THE TASK → Restate the listing below word for word, omitting any images.

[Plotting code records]
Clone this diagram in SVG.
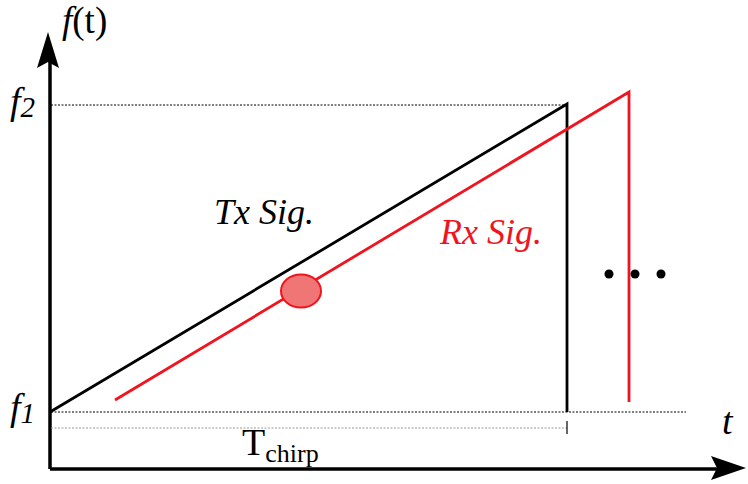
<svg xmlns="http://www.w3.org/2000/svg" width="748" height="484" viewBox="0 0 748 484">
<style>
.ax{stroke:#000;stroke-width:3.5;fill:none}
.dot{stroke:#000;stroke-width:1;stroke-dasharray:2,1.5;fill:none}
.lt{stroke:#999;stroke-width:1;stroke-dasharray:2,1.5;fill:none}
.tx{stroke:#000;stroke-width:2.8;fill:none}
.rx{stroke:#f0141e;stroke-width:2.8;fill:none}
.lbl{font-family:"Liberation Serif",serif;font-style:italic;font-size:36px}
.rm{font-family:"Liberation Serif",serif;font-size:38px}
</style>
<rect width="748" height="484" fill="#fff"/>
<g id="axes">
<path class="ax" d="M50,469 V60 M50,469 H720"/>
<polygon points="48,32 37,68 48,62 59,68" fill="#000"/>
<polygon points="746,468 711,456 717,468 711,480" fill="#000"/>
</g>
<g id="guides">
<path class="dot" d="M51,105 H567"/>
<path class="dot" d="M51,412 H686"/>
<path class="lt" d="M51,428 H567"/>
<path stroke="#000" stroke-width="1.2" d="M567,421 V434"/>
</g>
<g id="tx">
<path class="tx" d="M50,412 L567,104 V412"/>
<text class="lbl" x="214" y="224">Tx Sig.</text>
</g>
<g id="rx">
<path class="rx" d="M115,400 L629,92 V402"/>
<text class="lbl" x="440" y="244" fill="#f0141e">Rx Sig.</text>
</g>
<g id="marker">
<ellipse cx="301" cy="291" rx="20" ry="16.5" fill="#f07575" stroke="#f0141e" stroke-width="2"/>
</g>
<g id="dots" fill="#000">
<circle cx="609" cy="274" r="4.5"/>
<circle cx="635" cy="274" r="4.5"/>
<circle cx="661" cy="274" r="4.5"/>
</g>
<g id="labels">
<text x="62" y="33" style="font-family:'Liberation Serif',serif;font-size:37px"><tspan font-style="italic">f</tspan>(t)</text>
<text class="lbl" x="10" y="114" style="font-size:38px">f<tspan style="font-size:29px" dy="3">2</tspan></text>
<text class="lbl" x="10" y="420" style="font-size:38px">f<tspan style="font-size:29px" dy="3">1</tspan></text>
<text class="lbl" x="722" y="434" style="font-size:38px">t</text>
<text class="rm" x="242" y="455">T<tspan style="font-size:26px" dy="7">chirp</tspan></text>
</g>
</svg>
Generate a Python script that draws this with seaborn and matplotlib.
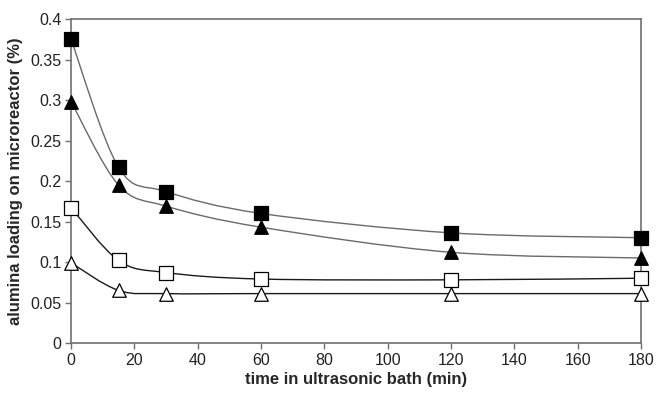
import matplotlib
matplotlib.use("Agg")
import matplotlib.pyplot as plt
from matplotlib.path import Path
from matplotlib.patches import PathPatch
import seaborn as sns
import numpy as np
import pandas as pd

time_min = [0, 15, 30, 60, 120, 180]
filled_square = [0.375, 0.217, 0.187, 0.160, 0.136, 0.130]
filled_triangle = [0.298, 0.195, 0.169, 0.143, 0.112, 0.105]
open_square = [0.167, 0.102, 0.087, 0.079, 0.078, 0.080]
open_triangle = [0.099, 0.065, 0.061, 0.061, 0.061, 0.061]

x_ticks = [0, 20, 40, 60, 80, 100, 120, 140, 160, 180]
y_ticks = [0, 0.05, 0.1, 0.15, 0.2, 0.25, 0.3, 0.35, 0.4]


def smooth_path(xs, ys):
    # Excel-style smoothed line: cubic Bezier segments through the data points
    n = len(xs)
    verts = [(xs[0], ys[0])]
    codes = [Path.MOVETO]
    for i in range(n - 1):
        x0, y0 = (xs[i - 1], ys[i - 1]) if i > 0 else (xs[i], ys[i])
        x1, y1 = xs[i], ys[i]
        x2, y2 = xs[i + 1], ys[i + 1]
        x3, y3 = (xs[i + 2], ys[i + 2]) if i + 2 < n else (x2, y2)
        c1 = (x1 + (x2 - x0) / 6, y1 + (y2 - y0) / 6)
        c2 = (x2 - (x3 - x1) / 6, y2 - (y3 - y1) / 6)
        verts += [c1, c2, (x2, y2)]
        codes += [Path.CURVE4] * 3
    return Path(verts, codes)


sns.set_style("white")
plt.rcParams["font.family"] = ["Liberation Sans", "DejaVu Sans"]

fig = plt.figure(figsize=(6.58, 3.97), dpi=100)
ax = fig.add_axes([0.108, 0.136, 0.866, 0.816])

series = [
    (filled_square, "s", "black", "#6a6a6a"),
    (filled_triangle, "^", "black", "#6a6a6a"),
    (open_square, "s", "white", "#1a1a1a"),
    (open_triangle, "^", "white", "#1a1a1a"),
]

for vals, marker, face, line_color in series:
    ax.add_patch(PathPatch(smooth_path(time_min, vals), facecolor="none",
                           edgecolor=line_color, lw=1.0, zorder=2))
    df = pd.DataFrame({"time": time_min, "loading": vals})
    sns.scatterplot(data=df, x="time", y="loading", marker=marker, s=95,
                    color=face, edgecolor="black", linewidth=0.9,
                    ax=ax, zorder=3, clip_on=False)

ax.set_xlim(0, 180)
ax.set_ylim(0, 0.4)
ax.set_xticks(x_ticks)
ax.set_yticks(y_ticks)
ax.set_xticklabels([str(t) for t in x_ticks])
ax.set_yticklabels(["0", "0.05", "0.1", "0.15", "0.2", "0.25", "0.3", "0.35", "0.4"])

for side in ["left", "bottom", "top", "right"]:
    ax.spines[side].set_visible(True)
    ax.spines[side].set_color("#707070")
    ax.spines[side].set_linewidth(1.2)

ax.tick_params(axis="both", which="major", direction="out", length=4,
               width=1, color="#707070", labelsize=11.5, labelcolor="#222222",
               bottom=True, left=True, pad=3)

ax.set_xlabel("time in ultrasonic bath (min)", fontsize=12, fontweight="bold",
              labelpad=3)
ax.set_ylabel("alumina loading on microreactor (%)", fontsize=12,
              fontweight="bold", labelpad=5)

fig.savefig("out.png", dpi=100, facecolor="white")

ANSWER TO THIS TASK →
Clone this diagram in SVG.
<svg xmlns="http://www.w3.org/2000/svg" width="748" height="484" viewBox="0 0 748 484">
<style>
.ax{stroke:#000;stroke-width:3.5;fill:none}
.dot{stroke:#000;stroke-width:1;stroke-dasharray:2,1.5;fill:none}
.lt{stroke:#999;stroke-width:1;stroke-dasharray:2,1.5;fill:none}
.tx{stroke:#000;stroke-width:2.8;fill:none}
.rx{stroke:#f0141e;stroke-width:2.8;fill:none}
.lbl{font-family:"Liberation Serif",serif;font-style:italic;font-size:36px}
.rm{font-family:"Liberation Serif",serif;font-size:38px}
</style>
<rect width="748" height="484" fill="#fff"/>
<g id="axes">
<path class="ax" d="M50,469 V60 M50,469 H720"/>
<polygon points="48,32 37,68 48,62 59,68" fill="#000"/>
<polygon points="746,468 711,456 717,468 711,480" fill="#000"/>
</g>
<g id="guides">
<path class="dot" d="M51,105 H567"/>
<path class="dot" d="M51,412 H686"/>
<path class="lt" d="M51,428 H567"/>
<path stroke="#000" stroke-width="1.2" d="M567,421 V434"/>
</g>
<g id="tx">
<path class="tx" d="M50,412 L567,104 V412"/>
<text class="lbl" x="214" y="224">Tx Sig.</text>
</g>
<g id="rx">
<path class="rx" d="M115,400 L629,92 V402"/>
<text class="lbl" x="440" y="244" fill="#f0141e">Rx Sig.</text>
</g>
<g id="marker">
<ellipse cx="301" cy="291" rx="20" ry="16.5" fill="#f07575" stroke="#f0141e" stroke-width="2"/>
</g>
<g id="dots" fill="#000">
<circle cx="609" cy="274" r="4.5"/>
<circle cx="635" cy="274" r="4.5"/>
<circle cx="661" cy="274" r="4.5"/>
</g>
<g id="labels">
<text x="62" y="33" style="font-family:'Liberation Serif',serif;font-size:37px"><tspan font-style="italic">f</tspan>(t)</text>
<text class="lbl" x="10" y="114" style="font-size:38px">f<tspan style="font-size:29px" dy="3">2</tspan></text>
<text class="lbl" x="10" y="420" style="font-size:38px">f<tspan style="font-size:29px" dy="3">1</tspan></text>
<text class="lbl" x="722" y="434" style="font-size:38px">t</text>
<text class="rm" x="242" y="455">T<tspan style="font-size:26px" dy="7">chirp</tspan></text>
</g>
</svg>
Generate a Python script that draws this with seaborn and matplotlib.
import matplotlib
matplotlib.use("Agg")
import matplotlib.pyplot as plt
from matplotlib.path import Path
from matplotlib.patches import PathPatch
import seaborn as sns
import numpy as np
import pandas as pd

time_min = [0, 15, 30, 60, 120, 180]
filled_square = [0.375, 0.217, 0.187, 0.160, 0.136, 0.130]
filled_triangle = [0.298, 0.195, 0.169, 0.143, 0.112, 0.105]
open_square = [0.167, 0.102, 0.087, 0.079, 0.078, 0.080]
open_triangle = [0.099, 0.065, 0.061, 0.061, 0.061, 0.061]

x_ticks = [0, 20, 40, 60, 80, 100, 120, 140, 160, 180]
y_ticks = [0, 0.05, 0.1, 0.15, 0.2, 0.25, 0.3, 0.35, 0.4]


def smooth_path(xs, ys):
    # Excel-style smoothed line: cubic Bezier segments through the data points
    n = len(xs)
    verts = [(xs[0], ys[0])]
    codes = [Path.MOVETO]
    for i in range(n - 1):
        x0, y0 = (xs[i - 1], ys[i - 1]) if i > 0 else (xs[i], ys[i])
        x1, y1 = xs[i], ys[i]
        x2, y2 = xs[i + 1], ys[i + 1]
        x3, y3 = (xs[i + 2], ys[i + 2]) if i + 2 < n else (x2, y2)
        c1 = (x1 + (x2 - x0) / 6, y1 + (y2 - y0) / 6)
        c2 = (x2 - (x3 - x1) / 6, y2 - (y3 - y1) / 6)
        verts += [c1, c2, (x2, y2)]
        codes += [Path.CURVE4] * 3
    return Path(verts, codes)


sns.set_style("white")
plt.rcParams["font.family"] = ["Liberation Sans", "DejaVu Sans"]

fig = plt.figure(figsize=(6.58, 3.97), dpi=100)
ax = fig.add_axes([0.108, 0.136, 0.866, 0.816])

series = [
    (filled_square, "s", "black", "#6a6a6a"),
    (filled_triangle, "^", "black", "#6a6a6a"),
    (open_square, "s", "white", "#1a1a1a"),
    (open_triangle, "^", "white", "#1a1a1a"),
]

for vals, marker, face, line_color in series:
    ax.add_patch(PathPatch(smooth_path(time_min, vals), facecolor="none",
                           edgecolor=line_color, lw=1.0, zorder=2))
    df = pd.DataFrame({"time": time_min, "loading": vals})
    sns.scatterplot(data=df, x="time", y="loading", marker=marker, s=95,
                    color=face, edgecolor="black", linewidth=0.9,
                    ax=ax, zorder=3, clip_on=False)

ax.set_xlim(0, 180)
ax.set_ylim(0, 0.4)
ax.set_xticks(x_ticks)
ax.set_yticks(y_ticks)
ax.set_xticklabels([str(t) for t in x_ticks])
ax.set_yticklabels(["0", "0.05", "0.1", "0.15", "0.2", "0.25", "0.3", "0.35", "0.4"])

for side in ["left", "bottom", "top", "right"]:
    ax.spines[side].set_visible(True)
    ax.spines[side].set_color("#707070")
    ax.spines[side].set_linewidth(1.2)

ax.tick_params(axis="both", which="major", direction="out", length=4,
               width=1, color="#707070", labelsize=11.5, labelcolor="#222222",
               bottom=True, left=True, pad=3)

ax.set_xlabel("time in ultrasonic bath (min)", fontsize=12, fontweight="bold",
              labelpad=3)
ax.set_ylabel("alumina loading on microreactor (%)", fontsize=12,
              fontweight="bold", labelpad=5)

fig.savefig("out.png", dpi=100, facecolor="white")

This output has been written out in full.